* _TASK STATEMENT_:
Reproduce exactly the lines below, from the first one through the line containing "- margin.bottom, margin.top]);", and omit any pictures.
____________________
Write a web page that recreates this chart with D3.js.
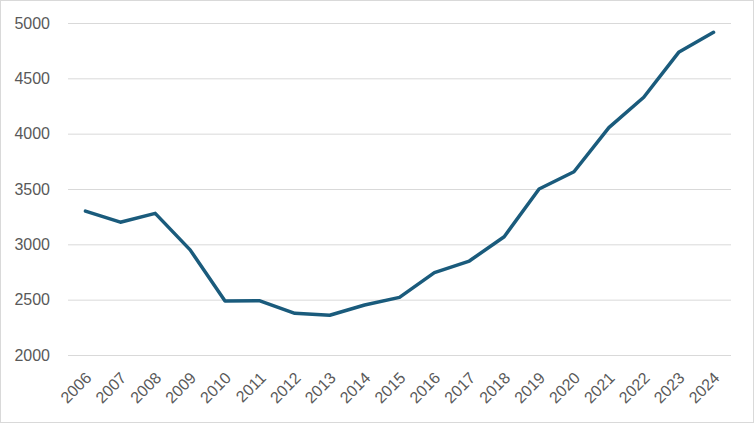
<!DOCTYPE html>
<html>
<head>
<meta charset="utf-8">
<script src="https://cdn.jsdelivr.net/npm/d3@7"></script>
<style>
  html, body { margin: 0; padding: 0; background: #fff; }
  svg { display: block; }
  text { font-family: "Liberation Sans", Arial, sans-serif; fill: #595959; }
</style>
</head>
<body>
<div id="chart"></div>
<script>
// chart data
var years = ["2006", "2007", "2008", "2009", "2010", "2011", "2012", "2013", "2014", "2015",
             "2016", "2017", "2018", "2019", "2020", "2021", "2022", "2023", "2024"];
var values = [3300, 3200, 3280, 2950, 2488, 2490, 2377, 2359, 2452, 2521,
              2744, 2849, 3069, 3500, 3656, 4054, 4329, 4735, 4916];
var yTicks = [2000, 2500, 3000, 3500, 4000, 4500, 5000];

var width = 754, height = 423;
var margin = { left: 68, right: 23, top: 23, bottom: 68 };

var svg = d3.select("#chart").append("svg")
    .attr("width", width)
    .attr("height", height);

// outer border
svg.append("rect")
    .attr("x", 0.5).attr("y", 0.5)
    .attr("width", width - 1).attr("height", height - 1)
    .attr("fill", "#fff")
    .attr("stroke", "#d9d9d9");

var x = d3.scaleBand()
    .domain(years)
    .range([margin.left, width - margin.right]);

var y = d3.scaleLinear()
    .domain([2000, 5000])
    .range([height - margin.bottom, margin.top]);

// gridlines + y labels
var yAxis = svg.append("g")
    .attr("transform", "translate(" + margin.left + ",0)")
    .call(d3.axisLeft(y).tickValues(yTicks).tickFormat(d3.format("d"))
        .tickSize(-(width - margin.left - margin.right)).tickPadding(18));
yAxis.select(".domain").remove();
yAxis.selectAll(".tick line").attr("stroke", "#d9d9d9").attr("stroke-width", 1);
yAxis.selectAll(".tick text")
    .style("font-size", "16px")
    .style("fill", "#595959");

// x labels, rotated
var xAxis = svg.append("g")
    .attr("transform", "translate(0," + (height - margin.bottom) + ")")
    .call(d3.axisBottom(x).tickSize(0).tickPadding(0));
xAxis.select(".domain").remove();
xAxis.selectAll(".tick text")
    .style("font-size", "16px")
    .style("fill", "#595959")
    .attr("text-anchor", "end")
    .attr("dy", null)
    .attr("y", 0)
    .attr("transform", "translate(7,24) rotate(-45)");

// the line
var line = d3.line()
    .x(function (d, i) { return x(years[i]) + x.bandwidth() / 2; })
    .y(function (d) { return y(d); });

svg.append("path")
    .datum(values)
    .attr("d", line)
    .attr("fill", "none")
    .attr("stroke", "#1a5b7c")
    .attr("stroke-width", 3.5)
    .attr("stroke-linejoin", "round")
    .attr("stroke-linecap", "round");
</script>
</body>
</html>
____________________
* _SOLVED PROBLEM_:
Write a web page that recreates this chart with D3.js.
<!DOCTYPE html>
<html>
<head>
<meta charset="utf-8">
<script src="https://cdn.jsdelivr.net/npm/d3@7"></script>
<style>
  html, body { margin: 0; padding: 0; background: #fff; }
  svg { display: block; }
  text { font-family: "Liberation Sans", Arial, sans-serif; fill: #595959; }
</style>
</head>
<body>
<div id="chart"></div>
<script>
// chart data
var years = ["2006", "2007", "2008", "2009", "2010", "2011", "2012", "2013", "2014", "2015",
             "2016", "2017", "2018", "2019", "2020", "2021", "2022", "2023", "2024"];
var values = [3300, 3200, 3280, 2950, 2488, 2490, 2377, 2359, 2452, 2521,
              2744, 2849, 3069, 3500, 3656, 4054, 4329, 4735, 4916];
var yTicks = [2000, 2500, 3000, 3500, 4000, 4500, 5000];

var width = 754, height = 423;
var margin = { left: 68, right: 23, top: 23, bottom: 68 };

var svg = d3.select("#chart").append("svg")
    .attr("width", width)
    .attr("height", height);

// outer border
svg.append("rect")
    .attr("x", 0.5).attr("y", 0.5)
    .attr("width", width - 1).attr("height", height - 1)
    .attr("fill", "#fff")
    .attr("stroke", "#d9d9d9");

var x = d3.scaleBand()
    .domain(years)
    .range([margin.left, width - margin.right]);

var y = d3.scaleLinear()
    .domain([2000, 5000])
    .range([height - margin.bottom, margin.top]);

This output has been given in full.